— BEGIN Collected material —

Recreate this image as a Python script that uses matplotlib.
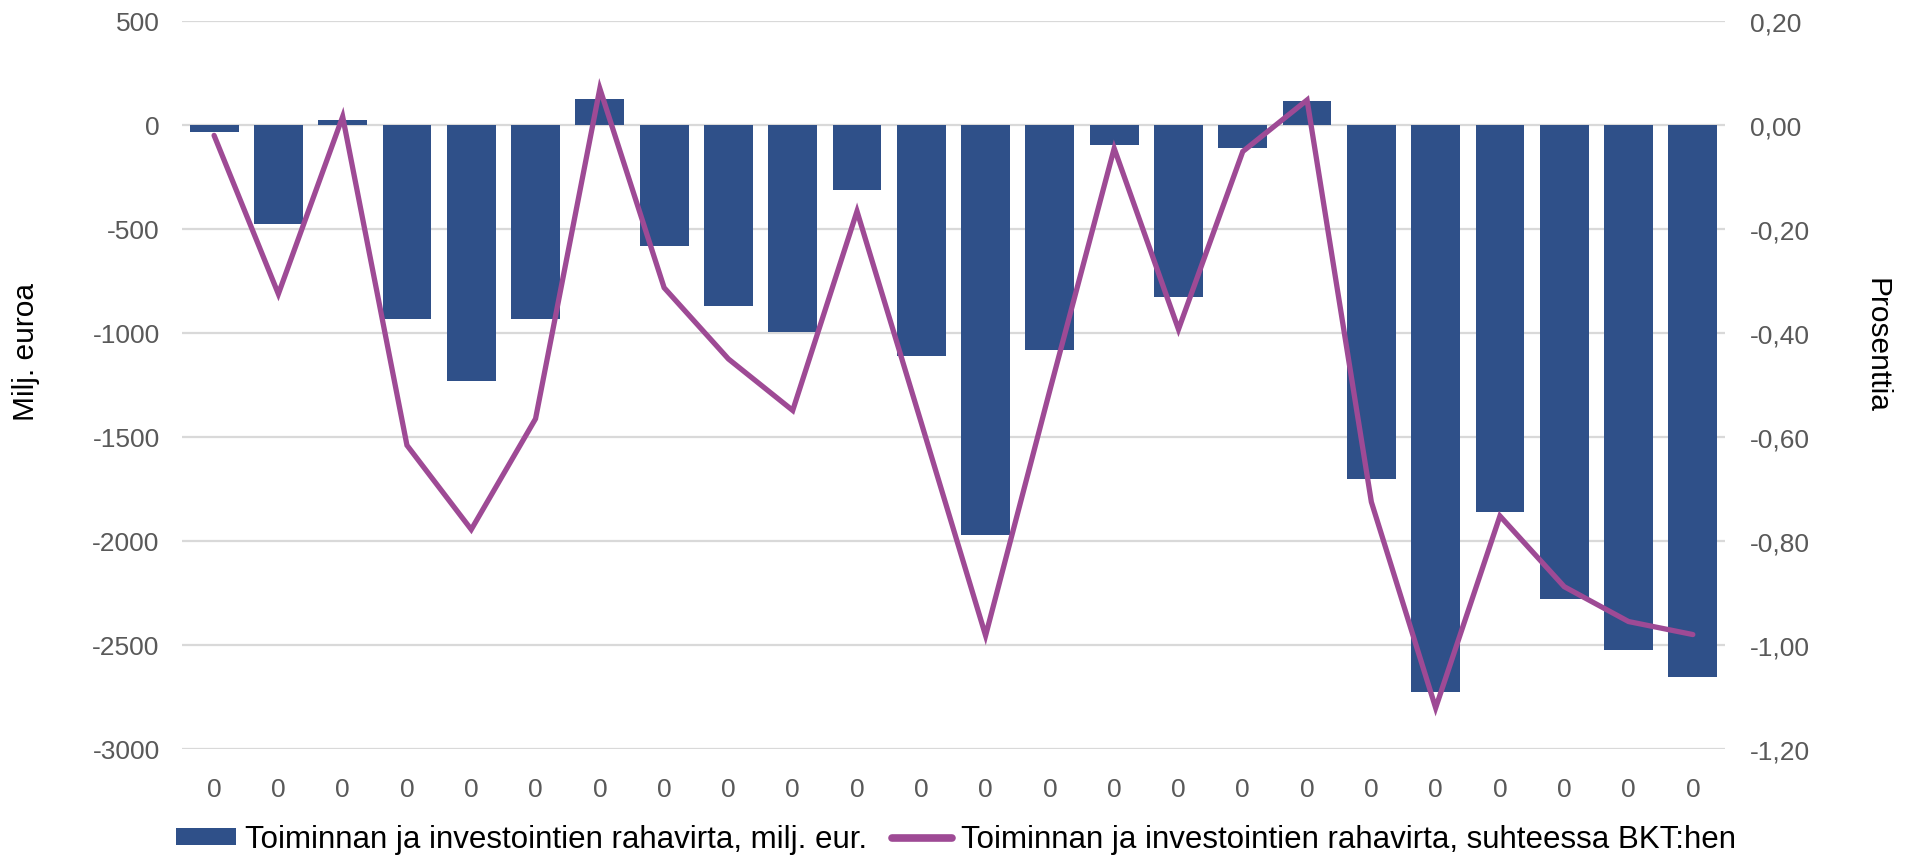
import matplotlib
matplotlib.use('Agg')
import matplotlib.pyplot as plt
from matplotlib.patches import Patch
from matplotlib.lines import Line2D
from matplotlib.ticker import FuncFormatter

plt.rcParams['font.family'] = ['Liberation Sans', 'DejaVu Sans']
plt.rcParams['axes.unicode_minus'] = False

######################
# Data
categories = ['0'] * 24
cash_flow = [-32, -474, 22, -933, -1233, -933, 123, -583, -872, -995,
             -312, -1109, -1970, -1082, -94, -826, -109, 115, -1700,
             -2726, -1862, -2279, -2522, -2654]
share_of_gdp = [-0.02, -0.325, 0.016, -0.616, -0.778, -0.565, 0.070, -0.313,
                -0.450, -0.549, -0.166, -0.573, -0.982, -0.51, -0.045, -0.393,
                -0.051, 0.048, -0.725, -1.121, -0.752, -0.888, -0.955, -0.980]
bar_label = 'Toiminnan ja investointien rahavirta, milj. eur.'
line_label = 'Toiminnan ja investointien rahavirta, suhteessa BKT:hen'

bar_color = '#2F5089'
line_color = '#9E4A95'
grid_color = '#D9D9D9'
tick_color = '#595959'

######################
# Figure
fig = plt.figure(figsize=(19.05, 8.62), dpi=100)
ax = fig.add_axes([0.0955, 0.13, 0.81, 0.8445])
ax2 = ax.twinx()

x = list(range(len(categories)))
ax.bar(x, cash_flow, width=0.76, color=bar_color, zorder=2)
ax2.plot(x, share_of_gdp, color=line_color, lw=3.8,
         solid_joinstyle='miter', solid_capstyle='round', zorder=3)

# left axis
ax.set_ylim(-3000, 500)
ax.set_yticks(range(-3000, 501, 500))
ax.set_xlim(-0.5, len(categories) - 0.5)
ax.set_xticks(x)
ax.set_xticklabels(categories)
ax.yaxis.grid(True, color=grid_color, lw=1.6, zorder=0)
ax.set_axisbelow(True)

# right axis
ax2.set_ylim(-1.2, 0.2)
ax2.set_yticks([0.2, 0.0, -0.2, -0.4, -0.6, -0.8, -1.0, -1.2])
ax2.yaxis.set_major_formatter(
    FuncFormatter(lambda v, p: ('%.2f' % v).replace('.', ',').replace('-0,00', '0,00')))

for a in (ax, ax2):
    for s in a.spines.values():
        s.set_visible(False)
    a.tick_params(length=0, labelsize=19, colors=tick_color)
ax.tick_params(axis='y', pad=16)
ax.tick_params(axis='x', pad=20)
ax2.tick_params(axis='y', pad=18)

ax.set_ylabel('Milj. euroa', fontsize=21.5, color='black')
ax2.set_ylabel('Prosenttia', fontsize=21.5, color='black', rotation=270,
               va='bottom')
ax.yaxis.set_label_coords(-0.092, 0.547)
ax2.yaxis.set_label_coords(1.089, 0.556)

handles = [Patch(facecolor=bar_color, label=bar_label),
           Line2D([0], [0], color=line_color, lw=5.5, solid_capstyle='round',
                  label=line_label)]
fig.legend(handles=handles, loc='center', bbox_to_anchor=(0.502, 0.025),
           ncol=2, frameon=False, fontsize=22.5, handlelength=1.9,
           handleheight=0.48, handletextpad=0.3, columnspacing=0.8)

fig.savefig('out.png', dpi=100)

— END Collected material —

■ **Exercise task**
Omit each picture, then return all of the listing exactly as it stands.

■ **Correct result**
Recreate this image as a Python script that uses matplotlib.
import matplotlib
matplotlib.use('Agg')
import matplotlib.pyplot as plt
from matplotlib.patches import Patch
from matplotlib.lines import Line2D
from matplotlib.ticker import FuncFormatter

plt.rcParams['font.family'] = ['Liberation Sans', 'DejaVu Sans']
plt.rcParams['axes.unicode_minus'] = False

######################
# Data
categories = ['0'] * 24
cash_flow = [-32, -474, 22, -933, -1233, -933, 123, -583, -872, -995,
             -312, -1109, -1970, -1082, -94, -826, -109, 115, -1700,
             -2726, -1862, -2279, -2522, -2654]
share_of_gdp = [-0.02, -0.325, 0.016, -0.616, -0.778, -0.565, 0.070, -0.313,
                -0.450, -0.549, -0.166, -0.573, -0.982, -0.51, -0.045, -0.393,
                -0.051, 0.048, -0.725, -1.121, -0.752, -0.888, -0.955, -0.980]
bar_label = 'Toiminnan ja investointien rahavirta, milj. eur.'
line_label = 'Toiminnan ja investointien rahavirta, suhteessa BKT:hen'

bar_color = '#2F5089'
line_color = '#9E4A95'
grid_color = '#D9D9D9'
tick_color = '#595959'

######################
# Figure
fig = plt.figure(figsize=(19.05, 8.62), dpi=100)
ax = fig.add_axes([0.0955, 0.13, 0.81, 0.8445])
ax2 = ax.twinx()

x = list(range(len(categories)))
ax.bar(x, cash_flow, width=0.76, color=bar_color, zorder=2)
ax2.plot(x, share_of_gdp, color=line_color, lw=3.8,
         solid_joinstyle='miter', solid_capstyle='round', zorder=3)

# left axis
ax.set_ylim(-3000, 500)
ax.set_yticks(range(-3000, 501, 500))
ax.set_xlim(-0.5, len(categories) - 0.5)
ax.set_xticks(x)
ax.set_xticklabels(categories)
ax.yaxis.grid(True, color=grid_color, lw=1.6, zorder=0)
ax.set_axisbelow(True)

# right axis
ax2.set_ylim(-1.2, 0.2)
ax2.set_yticks([0.2, 0.0, -0.2, -0.4, -0.6, -0.8, -1.0, -1.2])
ax2.yaxis.set_major_formatter(
    FuncFormatter(lambda v, p: ('%.2f' % v).replace('.', ',').replace('-0,00', '0,00')))

for a in (ax, ax2):
    for s in a.spines.values():
        s.set_visible(False)
    a.tick_params(length=0, labelsize=19, colors=tick_color)
ax.tick_params(axis='y', pad=16)
ax.tick_params(axis='x', pad=20)
ax2.tick_params(axis='y', pad=18)

ax.set_ylabel('Milj. euroa', fontsize=21.5, color='black')
ax2.set_ylabel('Prosenttia', fontsize=21.5, color='black', rotation=270,
               va='bottom')
ax.yaxis.set_label_coords(-0.092, 0.547)
ax2.yaxis.set_label_coords(1.089, 0.556)

handles = [Patch(facecolor=bar_color, label=bar_label),
           Line2D([0], [0], color=line_color, lw=5.5, solid_capstyle='round',
                  label=line_label)]
fig.legend(handles=handles, loc='center', bbox_to_anchor=(0.502, 0.025),
           ncol=2, frameon=False, fontsize=22.5, handlelength=1.9,
           handleheight=0.48, handletextpad=0.3, columnspacing=0.8)

fig.savefig('out.png', dpi=100)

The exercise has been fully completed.